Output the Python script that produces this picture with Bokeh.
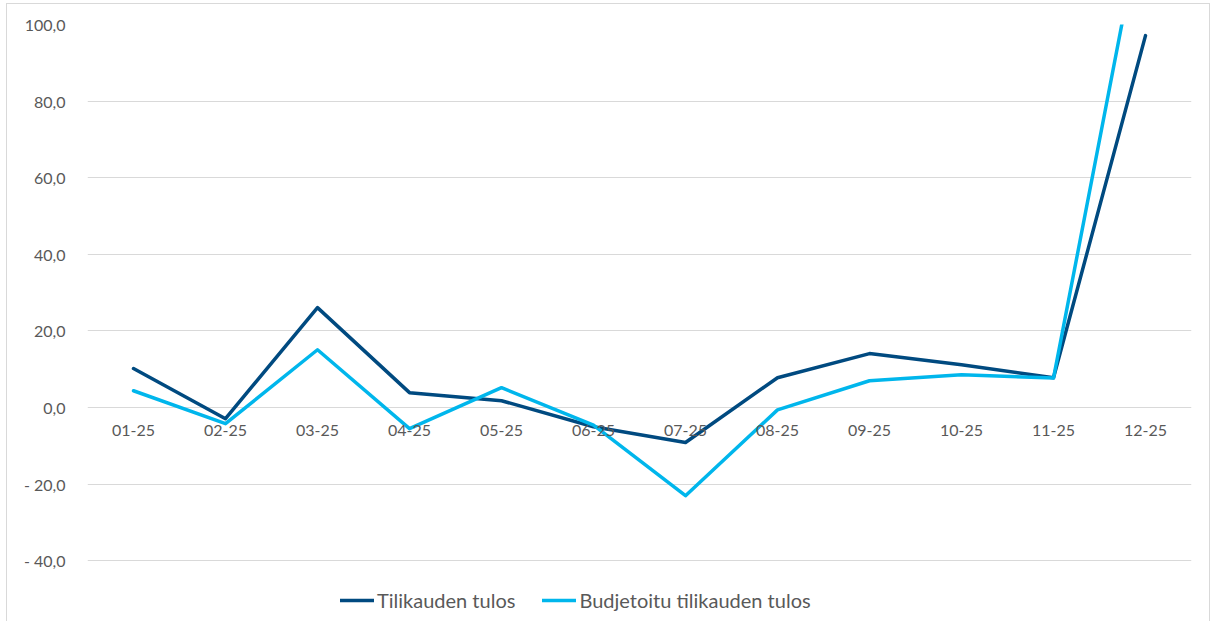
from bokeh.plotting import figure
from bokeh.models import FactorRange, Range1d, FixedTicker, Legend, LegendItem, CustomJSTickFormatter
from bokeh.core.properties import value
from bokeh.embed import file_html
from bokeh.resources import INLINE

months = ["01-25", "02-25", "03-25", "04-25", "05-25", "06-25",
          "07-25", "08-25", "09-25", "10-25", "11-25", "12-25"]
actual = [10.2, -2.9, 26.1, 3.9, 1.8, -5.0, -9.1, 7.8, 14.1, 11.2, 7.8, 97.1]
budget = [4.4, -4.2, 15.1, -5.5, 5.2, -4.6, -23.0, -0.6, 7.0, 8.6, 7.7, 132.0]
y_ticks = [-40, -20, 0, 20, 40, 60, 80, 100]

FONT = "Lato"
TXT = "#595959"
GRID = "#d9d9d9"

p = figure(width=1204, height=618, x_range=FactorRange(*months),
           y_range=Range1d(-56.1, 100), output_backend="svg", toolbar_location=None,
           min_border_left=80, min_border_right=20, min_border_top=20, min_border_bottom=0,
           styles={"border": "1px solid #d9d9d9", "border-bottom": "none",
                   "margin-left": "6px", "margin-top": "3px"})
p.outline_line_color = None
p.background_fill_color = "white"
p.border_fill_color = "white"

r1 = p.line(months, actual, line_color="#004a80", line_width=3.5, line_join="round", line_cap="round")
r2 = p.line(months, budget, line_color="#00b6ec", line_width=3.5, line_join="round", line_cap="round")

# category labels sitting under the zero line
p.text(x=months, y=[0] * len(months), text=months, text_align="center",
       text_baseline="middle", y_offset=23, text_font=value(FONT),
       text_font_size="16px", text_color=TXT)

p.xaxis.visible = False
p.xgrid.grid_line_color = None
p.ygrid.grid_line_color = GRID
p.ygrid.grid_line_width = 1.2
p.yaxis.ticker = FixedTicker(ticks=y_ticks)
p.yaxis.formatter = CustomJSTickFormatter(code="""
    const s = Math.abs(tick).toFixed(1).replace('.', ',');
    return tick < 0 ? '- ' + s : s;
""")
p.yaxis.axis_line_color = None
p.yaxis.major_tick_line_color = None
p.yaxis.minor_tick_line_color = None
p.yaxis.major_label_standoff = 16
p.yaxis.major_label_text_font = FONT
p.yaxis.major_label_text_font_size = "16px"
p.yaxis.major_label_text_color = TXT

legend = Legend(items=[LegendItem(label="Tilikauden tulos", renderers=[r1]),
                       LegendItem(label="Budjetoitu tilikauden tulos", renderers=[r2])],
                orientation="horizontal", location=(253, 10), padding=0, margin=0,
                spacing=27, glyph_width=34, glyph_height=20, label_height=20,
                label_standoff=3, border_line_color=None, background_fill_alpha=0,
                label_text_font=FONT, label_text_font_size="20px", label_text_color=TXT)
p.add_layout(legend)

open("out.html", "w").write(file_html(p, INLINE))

* * * * *

**Short exercise**
All the lines above are to be given again exactly as they read, with the pictures removed.

**Output of the task**
Output the Python script that produces this picture with Bokeh.
from bokeh.plotting import figure
from bokeh.models import FactorRange, Range1d, FixedTicker, Legend, LegendItem, CustomJSTickFormatter
from bokeh.core.properties import value
from bokeh.embed import file_html
from bokeh.resources import INLINE

months = ["01-25", "02-25", "03-25", "04-25", "05-25", "06-25",
          "07-25", "08-25", "09-25", "10-25", "11-25", "12-25"]
actual = [10.2, -2.9, 26.1, 3.9, 1.8, -5.0, -9.1, 7.8, 14.1, 11.2, 7.8, 97.1]
budget = [4.4, -4.2, 15.1, -5.5, 5.2, -4.6, -23.0, -0.6, 7.0, 8.6, 7.7, 132.0]
y_ticks = [-40, -20, 0, 20, 40, 60, 80, 100]

FONT = "Lato"
TXT = "#595959"
GRID = "#d9d9d9"

p = figure(width=1204, height=618, x_range=FactorRange(*months),
           y_range=Range1d(-56.1, 100), output_backend="svg", toolbar_location=None,
           min_border_left=80, min_border_right=20, min_border_top=20, min_border_bottom=0,
           styles={"border": "1px solid #d9d9d9", "border-bottom": "none",
                   "margin-left": "6px", "margin-top": "3px"})
p.outline_line_color = None
p.background_fill_color = "white"
p.border_fill_color = "white"

r1 = p.line(months, actual, line_color="#004a80", line_width=3.5, line_join="round", line_cap="round")
r2 = p.line(months, budget, line_color="#00b6ec", line_width=3.5, line_join="round", line_cap="round")

# category labels sitting under the zero line
p.text(x=months, y=[0] * len(months), text=months, text_align="center",
       text_baseline="middle", y_offset=23, text_font=value(FONT),
       text_font_size="16px", text_color=TXT)

p.xaxis.visible = False
p.xgrid.grid_line_color = None
p.ygrid.grid_line_color = GRID
p.ygrid.grid_line_width = 1.2
p.yaxis.ticker = FixedTicker(ticks=y_ticks)
p.yaxis.formatter = CustomJSTickFormatter(code="""
    const s = Math.abs(tick).toFixed(1).replace('.', ',');
    return tick < 0 ? '- ' + s : s;
""")
p.yaxis.axis_line_color = None
p.yaxis.major_tick_line_color = None
p.yaxis.minor_tick_line_color = None
p.yaxis.major_label_standoff = 16
p.yaxis.major_label_text_font = FONT
p.yaxis.major_label_text_font_size = "16px"
p.yaxis.major_label_text_color = TXT

legend = Legend(items=[LegendItem(label="Tilikauden tulos", renderers=[r1]),
                       LegendItem(label="Budjetoitu tilikauden tulos", renderers=[r2])],
                orientation="horizontal", location=(253, 10), padding=0, margin=0,
                spacing=27, glyph_width=34, glyph_height=20, label_height=20,
                label_standoff=3, border_line_color=None, background_fill_alpha=0,
                label_text_font=FONT, label_text_font_size="20px", label_text_color=TXT)
p.add_layout(legend)

open("out.html", "w").write(file_html(p, INLINE))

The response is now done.